Australian PM seeks meeting with independent lawmakers in bid to shore-up government

World

SYDNEY (Reuters) – Australian Prime Minister Scott Morrison will meet with independent lawmakers as early as Monday in a bid to shore up support for his government as it is poised to lose its one seat parliamentary majority.

Australian Prime Minister Scott Morrison speaks during the opening ceremony of the Invictus Games at the Sydney Opera House, Sydney, Australia, October 20, 2018. REUTERS/Phil Noble

The ruling Liberal Party saw a 20 percent swing against it at a by-election in Sydney, leaving the government reliant on support of five independents to survive.

Several independent lawmakers have so far offered only qualified support for Morrison to continue, warning that their backing would be conditional on the policy changes.

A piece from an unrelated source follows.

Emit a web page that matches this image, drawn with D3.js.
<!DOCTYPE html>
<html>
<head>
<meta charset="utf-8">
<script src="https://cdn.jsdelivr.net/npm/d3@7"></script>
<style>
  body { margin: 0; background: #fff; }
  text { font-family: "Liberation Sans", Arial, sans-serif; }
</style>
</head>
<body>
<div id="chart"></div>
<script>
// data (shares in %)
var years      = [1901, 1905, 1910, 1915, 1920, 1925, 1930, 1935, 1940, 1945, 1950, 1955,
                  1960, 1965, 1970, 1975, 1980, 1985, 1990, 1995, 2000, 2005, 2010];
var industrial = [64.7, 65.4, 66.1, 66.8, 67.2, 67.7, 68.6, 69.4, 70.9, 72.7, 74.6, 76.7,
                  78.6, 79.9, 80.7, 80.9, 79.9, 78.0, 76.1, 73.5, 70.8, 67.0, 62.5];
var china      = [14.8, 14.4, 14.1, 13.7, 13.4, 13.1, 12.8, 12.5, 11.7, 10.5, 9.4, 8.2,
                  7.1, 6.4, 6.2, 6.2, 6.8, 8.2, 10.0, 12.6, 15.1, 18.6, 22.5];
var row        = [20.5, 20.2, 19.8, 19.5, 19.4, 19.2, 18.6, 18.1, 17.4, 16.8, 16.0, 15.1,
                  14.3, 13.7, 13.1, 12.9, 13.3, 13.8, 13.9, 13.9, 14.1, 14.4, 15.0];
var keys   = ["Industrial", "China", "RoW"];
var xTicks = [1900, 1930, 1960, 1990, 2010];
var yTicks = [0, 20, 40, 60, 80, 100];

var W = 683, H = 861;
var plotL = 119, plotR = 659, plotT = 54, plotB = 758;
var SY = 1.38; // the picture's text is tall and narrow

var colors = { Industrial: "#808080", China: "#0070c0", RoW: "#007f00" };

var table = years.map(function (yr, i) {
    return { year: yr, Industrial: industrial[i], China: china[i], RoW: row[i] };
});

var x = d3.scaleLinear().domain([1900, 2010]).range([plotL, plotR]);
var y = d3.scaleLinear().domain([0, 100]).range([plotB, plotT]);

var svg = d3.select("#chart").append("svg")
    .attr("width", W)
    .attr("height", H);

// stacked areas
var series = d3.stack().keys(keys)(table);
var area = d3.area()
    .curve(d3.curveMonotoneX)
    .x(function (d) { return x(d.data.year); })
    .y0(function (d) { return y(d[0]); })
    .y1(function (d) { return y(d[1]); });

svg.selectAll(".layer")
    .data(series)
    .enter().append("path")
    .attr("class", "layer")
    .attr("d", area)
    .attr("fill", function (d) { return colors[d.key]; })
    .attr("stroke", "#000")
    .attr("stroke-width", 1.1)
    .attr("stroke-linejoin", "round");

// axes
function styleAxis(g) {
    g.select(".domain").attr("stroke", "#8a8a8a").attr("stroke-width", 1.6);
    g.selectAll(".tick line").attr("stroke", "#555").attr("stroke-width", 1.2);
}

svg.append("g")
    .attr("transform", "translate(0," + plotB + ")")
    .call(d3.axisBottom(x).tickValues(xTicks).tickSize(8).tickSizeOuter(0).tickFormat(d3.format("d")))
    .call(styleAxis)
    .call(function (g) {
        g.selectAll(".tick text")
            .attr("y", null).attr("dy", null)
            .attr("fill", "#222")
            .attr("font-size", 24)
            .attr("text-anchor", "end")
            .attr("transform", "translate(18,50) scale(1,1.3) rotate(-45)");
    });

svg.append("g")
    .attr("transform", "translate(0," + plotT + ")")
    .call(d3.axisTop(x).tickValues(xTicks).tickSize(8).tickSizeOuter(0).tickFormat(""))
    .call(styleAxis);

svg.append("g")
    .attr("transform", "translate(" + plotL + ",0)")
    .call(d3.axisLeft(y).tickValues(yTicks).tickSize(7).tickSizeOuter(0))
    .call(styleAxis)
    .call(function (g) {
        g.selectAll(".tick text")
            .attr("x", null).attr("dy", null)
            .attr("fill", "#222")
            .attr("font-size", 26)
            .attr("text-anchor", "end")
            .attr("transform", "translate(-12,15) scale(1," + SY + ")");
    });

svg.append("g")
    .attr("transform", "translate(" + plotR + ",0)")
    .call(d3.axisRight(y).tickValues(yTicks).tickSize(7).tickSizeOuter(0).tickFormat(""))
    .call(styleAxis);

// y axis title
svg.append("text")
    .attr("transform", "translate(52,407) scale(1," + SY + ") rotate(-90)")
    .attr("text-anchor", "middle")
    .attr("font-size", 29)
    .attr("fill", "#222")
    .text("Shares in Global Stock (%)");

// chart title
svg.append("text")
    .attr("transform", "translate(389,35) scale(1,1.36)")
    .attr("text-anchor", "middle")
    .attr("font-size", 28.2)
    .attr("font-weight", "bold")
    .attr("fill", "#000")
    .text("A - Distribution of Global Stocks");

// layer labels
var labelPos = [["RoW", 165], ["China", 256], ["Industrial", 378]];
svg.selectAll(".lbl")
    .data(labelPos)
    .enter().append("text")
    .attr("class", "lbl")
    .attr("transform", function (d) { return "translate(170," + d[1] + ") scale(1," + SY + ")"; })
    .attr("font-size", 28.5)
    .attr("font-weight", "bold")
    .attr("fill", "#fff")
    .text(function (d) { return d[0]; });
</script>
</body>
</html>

Cathy McGowan, a member of the ruling government who resigned to sit as an independent, said she expects a meeting between the five lawmakers and the prime minister to happen on Monday.

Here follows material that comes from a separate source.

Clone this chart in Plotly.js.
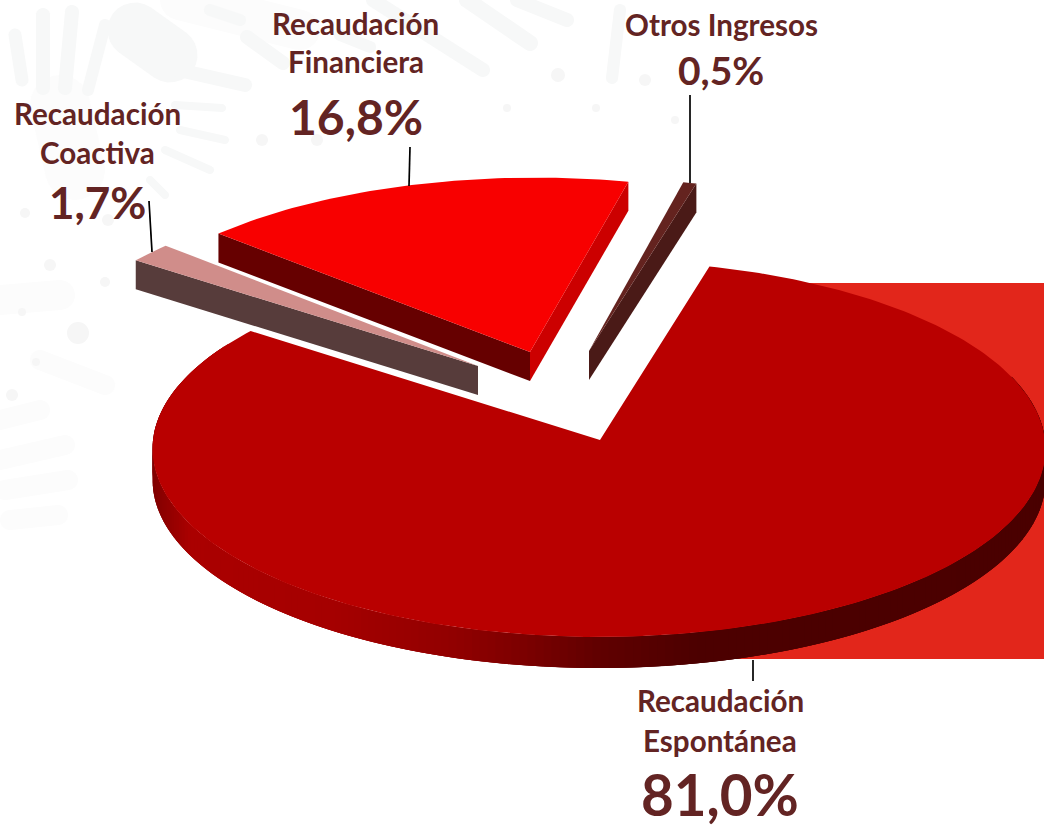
<!DOCTYPE html>
<html><head><meta charset="utf-8">
<script src="https://cdn.plot.ly/plotly-3.0.1.min.js"></script>
<style>html,body{margin:0;padding:0;background:#fff}#chart{width:1044px;height:828px}</style>
</head><body><div id="chart"></div>
<script>
// ---- data ----
const categories = ["Recaudación Espontánea", "Recaudación Coactiva", "Recaudación Financiera", "Otros Ingresos"];
const shares = [81.0, 1.7, 16.8, 0.5];
const labelLines = [["Recaudación", "Espontánea"], ["Recaudación", "Coactiva"], ["Recaudación", "Financiera"], ["Otros Ingresos"]];

// ---- style / placement ----
const FONT = "Lato, 'Open Sans', sans-serif";
const TXT = "#632423";
const startAngle = 14.5;
const proj = {A: 446, B: 187.8, k: 0.0466};
const depth = 29;
const place = [
  {apex:[600,440], origin:[599,440], sx:1, sy:1, rot:0.5, top:"#B90000"},
  {apex:[478,366], origin:[479.5,368], sx:.98, sy:1, rot:0, top:"#D08D8A", wall:"#573C3B", side:"start"},
  {apex:[530,352], origin:[535.5,353.5], sx:.99, sy:.98, rot:0, top:"#F80000", wall:"#660000", side:"start", wall2:"#CC0000"},
  {apex:[589,351], origin:[589.5,357.5], sx:1, sy:1, rot:0, top:"#64231F", wall:"#4A1A17", side:"end"}
];
const labelStyle = [
  {lines:[[720,700],[720,740]], pct:[720,794], pctSize:56.5},
  {lines:[[97,113],[97,152]], pct:[97,202], pctSize:44},
  {lines:[[355.5,23],[355.5,61]], pct:[356,116], pctSize:48},
  {lines:[[721,24]], pct:[721,70], pctSize:39}
];
const labelSize = 29.6;
const leaders = [[[753,660],[753,681]], [[149,201],[152,252]], [[410,147],[409,186]], [[690,95],[690,183]]];
const rimStops = [[152,[128,0,0]],[190,[170,0,0]],[330,[165,0,0]],[450,[146,0,0]],[530,[122,0,0]],[600,[96,0,0]],[700,[76,0,0]],[1044,[74,0,0]]];
const rimDepth = 31;

// circle-plane angle (deg clockwise from the back) -> picture position, with perspective
function pt(theta, o, sx, sy) {
  const t = theta * Math.PI / 180, u = Math.sin(t), v = -Math.cos(t), d = 1 - proj.k * v;
  return [o[0] + sx * proj.A * u / d, o[1] + sy * proj.B * v / d];
}
function arc(a0, a1, o, sx, sy) {
  const n = Math.max(2, Math.ceil(Math.abs(a1 - a0) / 1)), out = [];
  for (let i = 0; i <= n; i++) out.push(pt(a0 + (a1 - a0) * i / n, o, sx, sy));
  return out;
}
function poly(points, color) {
  const xs = points.map(p => p[0]).concat(points[0][0]);
  const ys = points.map(p => p[1]).concat(points[0][1]);
  return {type:"scatter", mode:"lines", x:xs, y:ys, fill:"toself", fillcolor:color,
          line:{width:0, color:color}, hoverinfo:"skip", showlegend:false};
}
function rimColor(x) {
  for (let i = 1; i < rimStops.length; i++) {
    if (x <= rimStops[i][0]) {
      const [x0,c0] = rimStops[i-1], [x1,c1] = rimStops[i], f = Math.max(0,(x-x0)/(x1-x0));
      return "rgb(" + c0.map((c,j)=>Math.round(c+(c1[j]-c)*f)).join(",") + ")";
    }
  }
  return "rgb(74,0,0)";
}

const total = shares.reduce((a,b)=>a+b,0);
let cursor = startAngle;
const spans = shares.map(s => { const a0 = cursor; cursor += s / total * 360; return [a0, cursor]; });

const traces = [];
// main slice rim, front side only; each band overlaps the next so no seams show
{
  const p = place[0], a0 = spans[0][0] + p.rot, a1 = spans[0][1] + p.rot;
  const pts = arc(a1 - 5, a0 + 55, p.origin, p.sx, p.sy);   // runs left to right along the front
  for (let i = 0; i < pts.length - 1; i++) {
    const a = pts[i], b = pts[Math.min(i + 3, pts.length - 1)], m = pts[i + 1];
    const seg = [a, m, b];
    const low = seg.slice().reverse().map(q => [q[0], q[1] + rimDepth]);
    traces.push(poly(seg.concat(low), rimColor((a[0] + m[0]) / 2)));
  }
  traces.push(poly([p.apex].concat(arc(a0, a1, p.origin, p.sx, p.sy)), p.top));
}
// exploded slices
[3, 2, 1].forEach(i => {
  const p = place[i], a0 = spans[i][0] + p.rot, a1 = spans[i][1] + p.rot, e = arc(a0, a1, p.origin, p.sx, p.sy);
  const first = e[0], last = e[e.length-1], ap = p.apex;
  const down = q => [q[0], q[1] + depth];
  if (p.side === "start") traces.push(poly([first, ap, down(ap), down(first)], p.wall));
  if (p.side === "end") traces.push(poly([last, ap, down(ap), down(last)], p.wall));
  if (p.wall2) traces.push(poly([last, ap, down(ap), down(last)], p.wall2));
  traces.push(poly([ap].concat(e), p.top));
});

// ---- annotations ----
const ann = [];
const note = (text, xy, size) => ann.push({text, x:xy[0], y:xy[1], xref:"x", yref:"y", showarrow:false,
   xanchor:"center", yanchor:"middle", font:{family:FONT, size, color:TXT}});
categories.forEach((c, i) => {
  labelLines[i].forEach((ln, j) => note("<b>"+ln+"</b>", labelStyle[i].lines[j], labelSize));
  note("<b>"+shares[i].toFixed(1).replace(".", ",")+"%</b>", labelStyle[i].pct, labelStyle[i].pctSize);
});

// ---- shapes: backdrop rectangle, faint watermark, leader lines ----
const capsule = (x1,y1,x2,y2,w) => {
  const a = Math.atan2(y2-y1,x2-x1), r = w/2, out = [];
  for (let i = 0; i <= 12; i++) { const t = a + Math.PI/2 - Math.PI*i/12; out.push([x2+r*Math.cos(t), y2+r*Math.sin(t)]); }
  for (let i = 0; i <= 12; i++) { const t = a - Math.PI/2 - Math.PI*i/12; out.push([x1+r*Math.cos(t), y1+r*Math.sin(t)]); }
  return "M" + out.map(p => p[0].toFixed(1)+","+p[1].toFixed(1)).join(" L") + " Z";
};
const wmStrong = [[15,35,22,80,13],[43,15,43,88,14],[72,12,65,88,14],[105,25,88,90,12],
  [135,30,170,55,55],[170,68,245,85,14],[175,105,222,108,8],[180,130,225,140,8],[165,150,210,170,8],[150,180,165,195,8],
  [247,37,283,63,14],[210,10,240,20,12],[340,35,370,47,12],[373,0,483,70,14],[467,0,530,43,16],[517,0,567,20,14],[620,10,612,78,12]];
const wmPale = [[60,105,75,170,60],[0,300,60,295,30],[40,360,105,385,20],[0,420,40,410,20],[0,460,65,445,20],[5,490,68,480,20],[10,520,58,515,20],[180,0,300,30,40]];
const dots = [[50,265,6],[105,282,5],[262,140,6],[317,140,6],[108,220,6],[25,213,5],[78,333,11],[22,312,4],[36,362,4],[12,395,6],[558,75,7],[507,108,4],[596,108,4],[645,80,6],[675,120,4]];
const shapes = [{type:"rect", xref:"x", yref:"y", x0:700, x1:1044, y0:283, y1:659, fillcolor:"#E2261B", line:{width:0}, layer:"below"}];
wmPale.forEach(c => shapes.push({type:"path", xref:"x", yref:"y", path:capsule(...c), fillcolor:"#fcfcfc", line:{width:0}, layer:"below"}));
wmStrong.forEach(c => shapes.push({type:"path", xref:"x", yref:"y", path:capsule(...c), fillcolor:"#f7f8f8", line:{width:0}, layer:"below"}));
dots.forEach(d => shapes.push({type:"circle", xref:"x", yref:"y", x0:d[0]-d[2], x1:d[0]+d[2], y0:d[1]-d[2], y1:d[1]+d[2], fillcolor:"#f6f6f6", line:{width:0}, layer:"below"}));
leaders.forEach(l => shapes.push({type:"line", xref:"x", yref:"y", x0:l[0][0], y0:l[0][1], x1:l[1][0], y1:l[1][1], line:{color:"#000", width:1.7}, layer:"above"}));

Plotly.newPlot("chart", traces, {
  width:1044, height:828, margin:{l:0,r:0,t:0,b:0}, paper_bgcolor:"#fff", plot_bgcolor:"rgba(0,0,0,0)",
  xaxis:{range:[0,1044], visible:false, fixedrange:true},
  yaxis:{range:[828,0], visible:false, fixedrange:true},
  showlegend:false, shapes, annotations:ann, hovermode:false
}, {displayModeBar:false, staticPlot:true});
</script></body></html>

“Ideally, I’d like the government to go full term, but we, the crossbenchers, will have those discussions today with the prime minister, the treasurer and various other ministers,” McGowan told the Australian Broadcasting Corporation.

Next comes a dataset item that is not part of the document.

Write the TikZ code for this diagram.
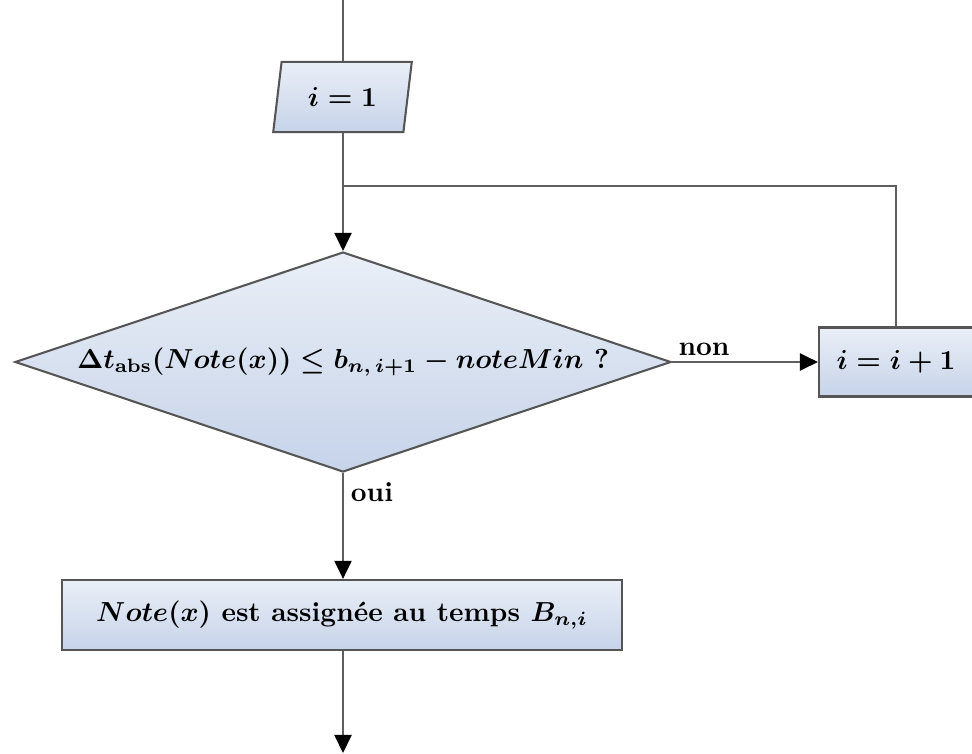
\documentclass[tikz,border=0pt]{standalone}
\usetikzlibrary{shapes.geometric,arrows.meta}

\definecolor{shapetop}{RGB}{234,239,247}
\definecolor{shapebot}{RGB}{198,211,233}
\definecolor{edgegray}{RGB}{85,85,85}
\definecolor{linegray}{RGB}{95,95,95}

\tikzset{
  flowfill/.style={draw=edgegray, line width=0.75pt, top color=shapetop, bottom color=shapebot,
    font=\bfseries\boldmath, inner sep=0pt},
  iobox/.style={flowfill, trapezium, trapezium left angle=76, trapezium right angle=104,
    trapezium stretches=true, minimum width=50.5pt, minimum height=25.5pt},
  procbox/.style={flowfill, rectangle},
  testbox/.style={flowfill, diamond, aspect=2.96},
  conn/.style={draw=linegray, line width=0.85pt},
  arr/.style={conn, -{Triangle[length=6.6pt,width=6.2pt,fill=black,color=black]}},
  tag/.style={font=\bfseries, inner sep=0pt}
}

\begin{document}
% one unit = one pixel of the 972 x 753 layout
\begin{tikzpicture}[x=0.3636pt,y=-0.3636pt]
  \useasboundingbox (0,0) rectangle (972,753);

  % nodes
  \coordinate (start) at (343,0);
  \node[iobox] (init) at (342.5,97) {$i=1$};
  \coordinate (join) at (343,186);
  \node[testbox, minimum width=238.5pt, minimum height=80pt] (test) at (343,362)
    {$\Delta t_{\mathrm{abs}}(Note(x)) \leq b_{n,\,i+1} - noteMin$ ?};
  \node[procbox, minimum width=56pt, minimum height=25.1pt] (incr) at (896,362) {$i=i+1$};
  \node[procbox, minimum width=203.6pt, minimum height=25.5pt] (assign) at (342,615)
    {$Note(x)$ est assignée au temps $B_{n,i}$};
  \coordinate (stop) at (343,753);

  % connectors
  \draw[conn] (start) -- (init.north -| start);
  \draw[conn] (init.south -| start) -- (join);
  \draw[arr] (join) -- (test.north);
  \draw[conn] (incr.north) |- (join);
  \draw[arr] (test.east) -- (incr.west);
  \draw[arr] (test.south) -- (assign.north -| test.south);
  \draw[arr] (assign.south -| stop) -- (stop);

  % branch labels
  \node[tag, anchor=south west] (lnon) at (678,356) {non};
  \node[tag] (loui) at (372,492) {oui};
\end{tikzpicture}
\end{document}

Morrison must return to the polls by May 2019.

Sources familiar with the plans of the other independent lawmakers told Reuters no meeting has yet been scheduled though talks are ongoing. A spokesman for Morrison declined to comment.

Morrison’s move to meet with the independent lawmakers comes as his Liberal Party candidate maintains a slim chance of victory in the electorate of Wentworth.

Independent candidate Kerryn Phelps has a lead of more than 1,600 votes, though several thousand postal votes are still be counted.

Morrison on Saturday surrendered the seat, vacated by former prime minister Malcolm Turnbull after his retirement from politics following his ousting as leader in August, though he later admitted he may have conceded too soon.

The ballot was propelled into international prominence after Morrison’s late attempt to garner support from Jewish voters, who account for 13 percent of Wentworth’s electorate, by suggesting Australia could recognize Jerusalem as Israel’s capital and move its embassy there from Tel Aviv.